By CATHERINE MASTERS
Queries about plants make up about 10 per cent of all calls to the National Poisons Centre at Otago University in Dunedin.
Topping the list is the arum lily, which is common throughout New Zealand and causes a burning sensation if eaten.
Medical toxicologist Dr Michael Beasley says plants have a range of toxins.
Some are toxic to the gut, leading to vomiting and diarrhoea - or a sore mouth, which is where the arum lily comes in.
"That has oxalates in it which can cause an inflammatory condition of the mouth. Calcium treatment such as milk is very useful," says Dr Beasley.
A few plants, such as foxgloves, have a digitalis-like action which can be toxic to the heart.
"Probably the most common form of poisoning is the atropine-like compounds (belladonna) and people can get dilated pupils, blurred vision. They can get hot and dry, confused, that sort of thing."
There is an antidote for this but it is used only as a last resort. Patients can become aggressive and Dr Beasley says they should be nursed in a quiet, dark room with mild tranquillisers.
The pumping of stomachs is not performed often, not even for hemlock, and is recommended only if the patient is in hospital within an hour and already pretty sick.
The standard treatment is to give charcoal, which binds the toxins and stops them from being absorbed.
Parents should not give charcoal without medical advice.
Dr Beasley says first aid treatment is fairly limited for parents and it is no longer recommended to make poisoned children vomit.
"Really the best thing is to call a doctor or the poison centre," he says.
Children can be given a small amount of milk or water but not too much.
"In the old days people used to think 'Oh, I'll give lots and lots of fluids to dilute the poison,' thinking 'Oh well, that will decrease the concentration and therefore you won't absorb as much.'
"But the other thing is, if you give too much it spreads the poison over a bigger surface area.
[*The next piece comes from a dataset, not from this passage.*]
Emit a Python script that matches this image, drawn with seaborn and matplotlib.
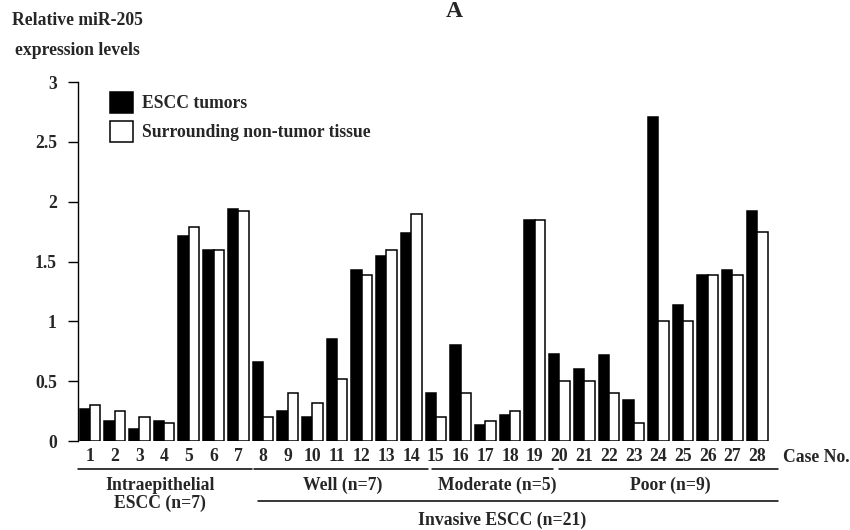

A bit of a trade-off goes on. If you give too much liquid it might also make them vomit."
* The poisons centre has a 24-hour telephone number: (03) 474-7000.
Banish these plants to keep youngsters safe
Some plants should not be grown or tolerated in preschool centres. Ones which are harmful if swallowed include:
* Angel's trumpet. Found in the North Island and warmest parts of the South Island.
* Arums and arum lily.
* Bittersweet. Found mainly in the South Island and lower North Island.
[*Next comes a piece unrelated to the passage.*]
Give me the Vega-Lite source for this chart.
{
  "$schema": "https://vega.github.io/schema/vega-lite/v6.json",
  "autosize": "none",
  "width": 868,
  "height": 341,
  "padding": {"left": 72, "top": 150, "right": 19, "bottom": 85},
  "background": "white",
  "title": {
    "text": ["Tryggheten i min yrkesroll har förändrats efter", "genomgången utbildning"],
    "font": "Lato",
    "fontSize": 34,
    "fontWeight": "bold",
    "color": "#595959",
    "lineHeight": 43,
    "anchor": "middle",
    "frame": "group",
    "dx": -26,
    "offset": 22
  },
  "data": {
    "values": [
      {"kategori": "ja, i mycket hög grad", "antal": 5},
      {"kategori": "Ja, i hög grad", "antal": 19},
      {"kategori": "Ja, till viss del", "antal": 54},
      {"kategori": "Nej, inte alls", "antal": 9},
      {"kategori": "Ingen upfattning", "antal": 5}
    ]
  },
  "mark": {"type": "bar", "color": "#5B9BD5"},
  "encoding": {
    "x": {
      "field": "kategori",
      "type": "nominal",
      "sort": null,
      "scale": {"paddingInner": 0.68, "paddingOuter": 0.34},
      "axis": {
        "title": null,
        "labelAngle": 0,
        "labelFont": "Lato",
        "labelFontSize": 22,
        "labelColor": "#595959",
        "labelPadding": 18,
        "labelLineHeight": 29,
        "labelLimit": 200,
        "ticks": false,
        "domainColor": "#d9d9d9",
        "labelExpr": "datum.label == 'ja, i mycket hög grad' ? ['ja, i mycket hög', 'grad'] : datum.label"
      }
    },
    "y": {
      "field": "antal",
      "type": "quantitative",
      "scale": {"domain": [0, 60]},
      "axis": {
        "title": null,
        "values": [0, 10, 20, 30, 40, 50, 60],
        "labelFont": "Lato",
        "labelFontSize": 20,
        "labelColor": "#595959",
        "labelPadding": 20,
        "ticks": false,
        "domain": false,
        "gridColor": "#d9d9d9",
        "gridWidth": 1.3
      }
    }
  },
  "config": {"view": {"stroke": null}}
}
* Death cap and fly agaric fungi.
* Jerusalem cherry.
* Laburnum. Found mainly in the South Island and southern half of the North Island.
* Lantana. Warmer parts of the North Island and northern parts of the South Island.
* Lily of the valley. Mainly South Island.
* Persian lilac or white cedar.
* Potato (all green parts).
* Privet species.
* Queen of the night. Mainly northern North Island.
* Stinking iris.
Plants which are harmful if touched include:
* Stinging nettles.
* Wax tree, or Japanese wax tree. Mainly North Island and northern South Island.
Landcare Research has not included some extremely poisonous plants in this list because they are rare. An example is deadly nightshade, which is often confused with black nightshade. Deadly nightshade is more than 1m tall when mature and has large, bell-shaped, brownish-purple flowers, followed by large, egg-shaped black berries.